Example pipelines are defined in the example configuration file found in the repository. You can add additional pipelines as needed.

Parameters

  • description: Description of the pipeline

  • node_hours_mean: Standardised unit (Nh) of computation representing the compute capability of 1 Intel Ice Lake node for 1 hour

  • node_hours_uncertainty: Uncertainty as a fraction of node hours used for sampling in Monte Carlo simulations

  • pct_parallelism_min: Percentage parallelism of pipeline - represents how scalable the pipeline is. Used for setting lower limits in Monte Carlo simulations.

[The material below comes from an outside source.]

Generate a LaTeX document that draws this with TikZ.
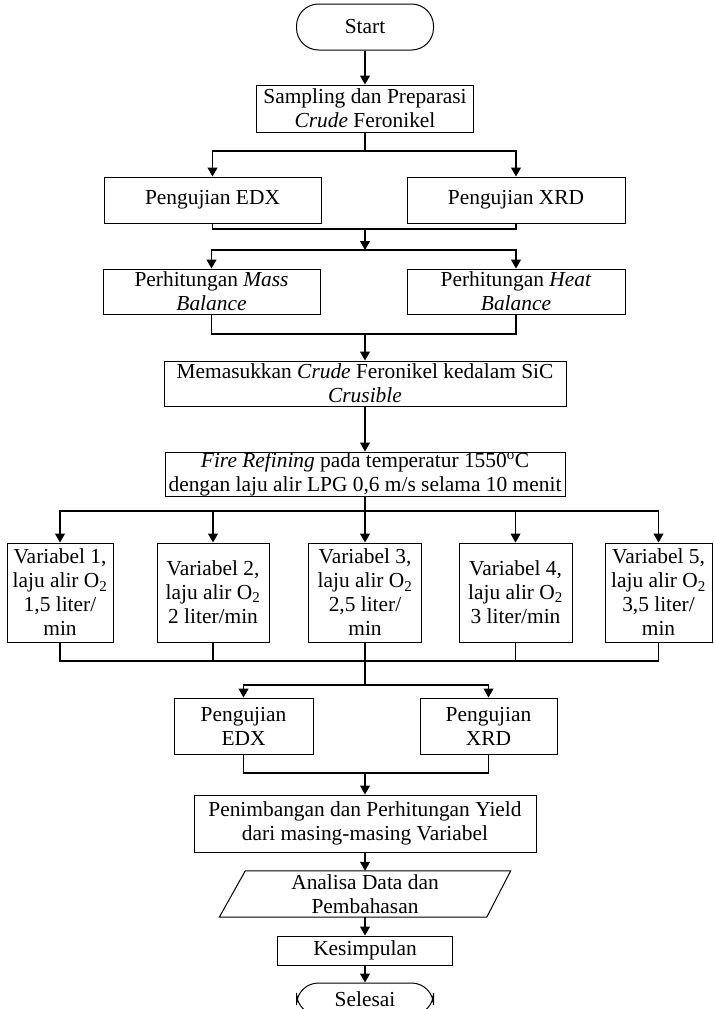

  • pct_parallelism_max: Maximum percentage parallelism of pipeline used for setting upper limits in Monte Carlo simulations

  • data_product_storage_gb: Storage (GB) required for intermediate data products

  • num_nodes: Number of compute nodes to allocate for this pipeline

  • priority: Optional priority of the pipeline - used to determine the order in which pipelines are scheduled. Lower numbers represent higher priority. Higher priority pipelines will be scheduled first. If none are specified, the default is to execute all pipelines in series for a given scheduling block instance. If any are specified these will be executed in order of priority, with the remaining pipelines executed in parallel after the last priority pipeline.

Note

Values for node_hours_mean, pct_parallelism_min and pct_parallelism_max provided in the pipelines configuration file are rough estimates. Better estimates should be obtained from benchmarking.

Note

Values for num_nodes will be ignored during the optimisation process as this is one of the parameters that will be optimised.

Note

When running simulations without Monte Carlo iterations (default), the node_hours_mean and pct_parallelism_min parameters are used directly as values for node_hours and pct_parallelism and these will remain fixed throughout the simulation. When Monte Carlo iterations are specified, these values will be sampled at each iteration – the pct_parallelism parameter from a uniform distribution between pct_parallelism_min and pct_parallelism_max and the node_hours parameter from a zero-truncated normal distribution with mean node_hours_mean and standard deviation of node_hours_mean * node_hours_uncertainty.

Note

Values for node_hours and pct_parallelism provided in the pipelines configuration file are rough estimates. Better estimates should be obtained from benchmarking.

Note

Values for num_nodes will be ignored during the optimisation process as this is one of the parameters that will be optimised. If using Monte Carlo simulations (optional when running the optimisation) the pct_parallelism parameter will be sampled from a uniform distribution between pct_parallelism and pct_parallelism_max and the node_hours parameter will be sampled from a zero-truncated normal distribution with mean node_hours and standard deviation of node_hours * node_hours_uncertainty.

Note

The data retention period for data products is set in the scheduling block types configuration file (see here). This is the time that data products are kept in storage after the pipeline has finished processing. The data retention period is the same for all pipelines in the block.